Start of Supplied material

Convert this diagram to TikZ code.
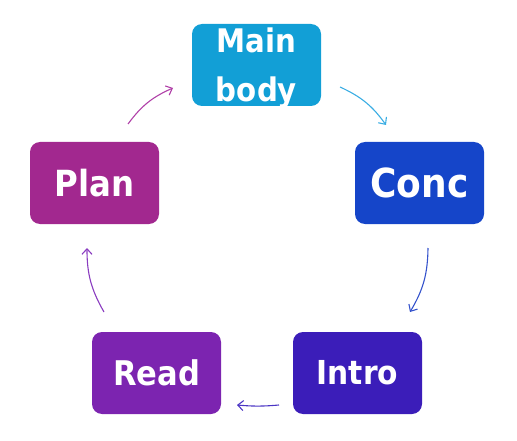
\documentclass[tikz,border=0pt]{standalone}
\usepackage{fontspec}
\setmainfont{DejaVu Sans}[FakeStretch=0.9]
\usetikzlibrary{arrows.meta}
\definecolor{cmain}{HTML}{129FD6}
\definecolor{cconc}{HTML}{1545C9}
\definecolor{cintro}{HTML}{3B1DB9}
\definecolor{cread}{HTML}{7C24B0}
\definecolor{cplan}{HTML}{A2288F}
\definecolor{amain}{HTML}{3AADE3}
\definecolor{aconc}{HTML}{3553CC}
\definecolor{aintro}{HTML}{4B35C4}
\definecolor{aread}{HTML}{8A3CC0}
\definecolor{aplan}{HTML}{B040A8}
\tikzset{
  stagebox/.style={rounded corners=10pt, minimum width=129pt, minimum height=82pt,
    inner sep=0pt, text=white, font=\bfseries, align=center},
  cyclearrow/.style={line width=1.1pt, -{Straight Barb[length=5.5pt,width=10pt]}, bend left=15}
}
\begin{document}
\begin{tikzpicture}[x=1pt,y=1pt]
\useasboundingbox (0,0) rectangle (517,440);
\node[stagebox, fill=cmain, font=\bfseries\fontsize{32.5}{49}\selectfont] (main) at (256.5,375)
  {\smash{\raisebox{-8.5pt}{\begin{tabular}{@{}c@{}}Main\\body\end{tabular}}}};
\node[stagebox, fill=cconc, font=\bfseries\fontsize{40}{44}\selectfont] (conc) at (419.5,257) {Conc};
\node[stagebox, fill=cintro, font=\bfseries\fontsize{33}{36}\selectfont] (intro) at (357.5,67) {Intro};
\node[stagebox, fill=cread, font=\bfseries\fontsize{34}{36}\selectfont] (read) at (156.5,67) {Read};
\node[stagebox, fill=cplan, font=\bfseries\fontsize{36}{40}\selectfont] (plan) at (94.5,257) {Plan};
\coordinate (a1s) at (340,353); \coordinate (a1e) at (386,315);
\coordinate (a2s) at (428,192); \coordinate (a2e) at (410,128);
\coordinate (a3s) at (279,35);  \coordinate (a3e) at (237,35);
\coordinate (a4s) at (104,128); \coordinate (a4e) at (87,192);
\coordinate (a5s) at (128,316); \coordinate (a5e) at (173,352);
\draw[cyclearrow, amain] (a1s) to (a1e);
\draw[cyclearrow, aconc] (a2s) to (a2e);
\draw[cyclearrow, aintro, bend left=5] (a3s) to (a3e);
\draw[cyclearrow, aread] (a4s) to (a4e);
\draw[cyclearrow, aplan] (a5s) to (a5e);
\end{tikzpicture}
\end{document}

End of Supplied material

→ **Task statement**
Images in the data above are to be skipped. Retype all other material exactly.

→ **Solution to this problem**
Convert this diagram to TikZ code.
\documentclass[tikz,border=0pt]{standalone}
\usepackage{fontspec}
\setmainfont{DejaVu Sans}[FakeStretch=0.9]
\usetikzlibrary{arrows.meta}
\definecolor{cmain}{HTML}{129FD6}
\definecolor{cconc}{HTML}{1545C9}
\definecolor{cintro}{HTML}{3B1DB9}
\definecolor{cread}{HTML}{7C24B0}
\definecolor{cplan}{HTML}{A2288F}
\definecolor{amain}{HTML}{3AADE3}
\definecolor{aconc}{HTML}{3553CC}
\definecolor{aintro}{HTML}{4B35C4}
\definecolor{aread}{HTML}{8A3CC0}
\definecolor{aplan}{HTML}{B040A8}
\tikzset{
  stagebox/.style={rounded corners=10pt, minimum width=129pt, minimum height=82pt,
    inner sep=0pt, text=white, font=\bfseries, align=center},
  cyclearrow/.style={line width=1.1pt, -{Straight Barb[length=5.5pt,width=10pt]}, bend left=15}
}
\begin{document}
\begin{tikzpicture}[x=1pt,y=1pt]
\useasboundingbox (0,0) rectangle (517,440);
\node[stagebox, fill=cmain, font=\bfseries\fontsize{32.5}{49}\selectfont] (main) at (256.5,375)
  {\smash{\raisebox{-8.5pt}{\begin{tabular}{@{}c@{}}Main\\body\end{tabular}}}};
\node[stagebox, fill=cconc, font=\bfseries\fontsize{40}{44}\selectfont] (conc) at (419.5,257) {Conc};
\node[stagebox, fill=cintro, font=\bfseries\fontsize{33}{36}\selectfont] (intro) at (357.5,67) {Intro};
\node[stagebox, fill=cread, font=\bfseries\fontsize{34}{36}\selectfont] (read) at (156.5,67) {Read};
\node[stagebox, fill=cplan, font=\bfseries\fontsize{36}{40}\selectfont] (plan) at (94.5,257) {Plan};
\coordinate (a1s) at (340,353); \coordinate (a1e) at (386,315);
\coordinate (a2s) at (428,192); \coordinate (a2e) at (410,128);
\coordinate (a3s) at (279,35);  \coordinate (a3e) at (237,35);
\coordinate (a4s) at (104,128); \coordinate (a4e) at (87,192);
\coordinate (a5s) at (128,316); \coordinate (a5e) at (173,352);
\draw[cyclearrow, amain] (a1s) to (a1e);
\draw[cyclearrow, aconc] (a2s) to (a2e);
\draw[cyclearrow, aintro, bend left=5] (a3s) to (a3e);
\draw[cyclearrow, aread] (a4s) to (a4e);
\draw[cyclearrow, aplan] (a5s) to (a5e);
\end{tikzpicture}
\end{document}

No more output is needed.